We agree about the metaneuropsychology of the ego (but not so much about the superego): A commentary on “Revisiting the left convexity hypothesis: Changes in the mental apparatus after left dorso-medial prefrontal damage” by Salas & Yuen

Pages 113-115 | Received 10 Sep 2016, Accepted 15 Sep 2016, Published online: 08 Nov 2016
 

Abstract

I agree with the majority of the conclusions of Salas and Yuen concerning the metaneuropsychological functions of the left dorsolateral prefrontal convexity, which interpolates thinking (and therefore inner speech) between instinct and action. This is because I see the case described by them as supplementing rather than “revisiting” or “revising” our hypothesis regarding the left prefrontal convexity [Kaplan-Solms, K., & Solms, M. (2000). Clinical studies in neuro-psychoanalysis. London: Karnac], which concerned Broca’s area rather than the left frontal convexity as a whole. I only find myself in disagreement with them when they describe the superego features of their case. I think the apparent superego deficits they describe are actually ego deficits, caused by changes in the ego’s capacity to mediate superego demands. I elaborate on the dynamic localization of the superego, the supposed “head” of the ego, which is actually more deeply rooted in the mental apparatus than the bodily ego is. It is in fact extremely difficult to distinguish between ego and superego in topographic terms, as Freud acknowledged when he first introduced the concepts.

Disclosure statement

No potential conflict of interest was reported by the author.

Supplemental data

Supplemental meterial of this article can be accessed at http://dx.doi.org/10.1080/15294145.2016.1239051

Notes

1. In fact, I cannot agree with the authors’ characterization of his lesion as watershed infarction (which would affect only the regions supplied by terminal branches of the anterior and middle cerebral arteries).
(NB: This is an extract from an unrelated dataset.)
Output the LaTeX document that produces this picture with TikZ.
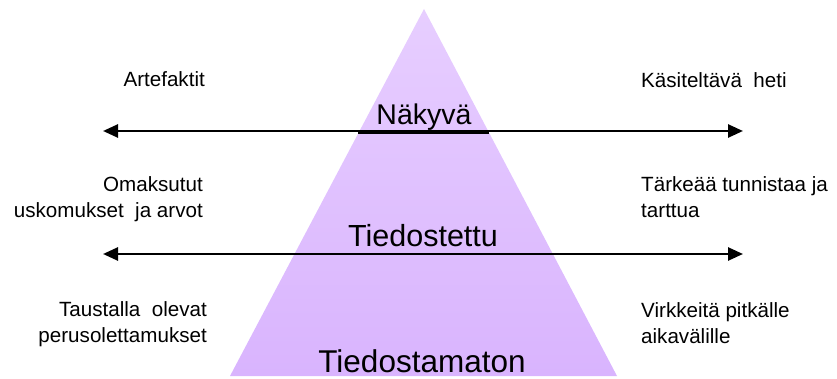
\documentclass[tikz,border=0pt]{standalone}
\usepackage{fontspec}
\setmainfont{Liberation Sans}
\usetikzlibrary{arrows.meta,calc}
\definecolor{pyrtop}{RGB}{231,206,255}
\definecolor{pyrbottom}{RGB}{217,180,254}
\begin{document}
\begin{tikzpicture}[x=1pt,y=-1pt,
  level/.style={inner sep=0pt, anchor=base},
  note/.style={font=\fontsize{20.6}{26}\selectfont, inner sep=0pt},
  leftnote/.style={note, align=right, anchor=base east},
  rightnote/.style={note, align=left, anchor=base west},
  axis/.style={line width=2.6pt,
    {Triangle[length=15pt,width=13pt]}-{Triangle[length=15pt,width=13pt]}}]
\useasboundingbox (0,0) rectangle (837,379);

% pyramid
\coordinate (apex) at (424,9);
\coordinate (baseL) at (230,376);
\coordinate (baseR) at (617,376);
\shade[top color=pyrtop, bottom color=pyrbottom] (apex) -- (baseL) -- (baseR) -- cycle;

% border of the top layer
\coordinate (topL) at ($(apex)!0.3378!(baseL)$);
\coordinate (topR) at ($(apex)!0.3378!(baseR)$);
\draw[line width=1.6pt] (topL) -- (topR);

% level names
\node[level, font=\fontsize{28.5}{34}\selectfont] (vis) at (424,125) {Näkyvä};
\node[level, font=\fontsize{30.5}{36}\selectfont] (con) at (423,247) {Tiedostettu};
\node[level, font=\fontsize{31.5}{38}\selectfont] (unc) at (422,372) {Tiedostamaton};

% horizontal double arrows
\coordinate (a1L) at (103,131);
\coordinate (a1R) at (743,131);
\coordinate (a2L) at (103,254);
\coordinate (a2R) at (743,254);
\draw[axis] (a1L) -- (a1R);
\draw[axis] (a2L) -- (a2R);

% left notes (anchored at the baseline of the last line)
\node[leftnote] (n1) at (205,87) {Artefaktit};
\node[leftnote] (n2) at (203,218) {Omaksutut\\uskomukset\ \ ja arvot};
\node[leftnote] (n3) at (207,342) {Taustalla\ \ olevat\\perusolettamukset};

% right notes
\node[rightnote] (m1) at (641,88) {Käsiteltävä\ \ heti};
\node[rightnote] (m2) at (641,218) {Tärkeää tunnistaa ja\\tarttua};
\node[rightnote] (m3) at (641,343) {Virkkeitä pitkälle\\aikavälille};
\end{tikzpicture}
\end{document}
Although oddly patchy, the lesion clearly also affects regions supplied by the trunks of these arteries, including the left temporo-parietal convexity. It is also noteworthy that he was born left-handed. He is in many respects an unusual case, as indeed were the cases of Luria’s cited by Salas and Yuen (2016, pp. 3–4). Luria’s cases were patients with penetrating missile wounds, which are not easily localizable, but the sites of their lesions differ dramatically from those associated with the classical aphasic syndromes seen with typical CVAs of the left anterior circulation.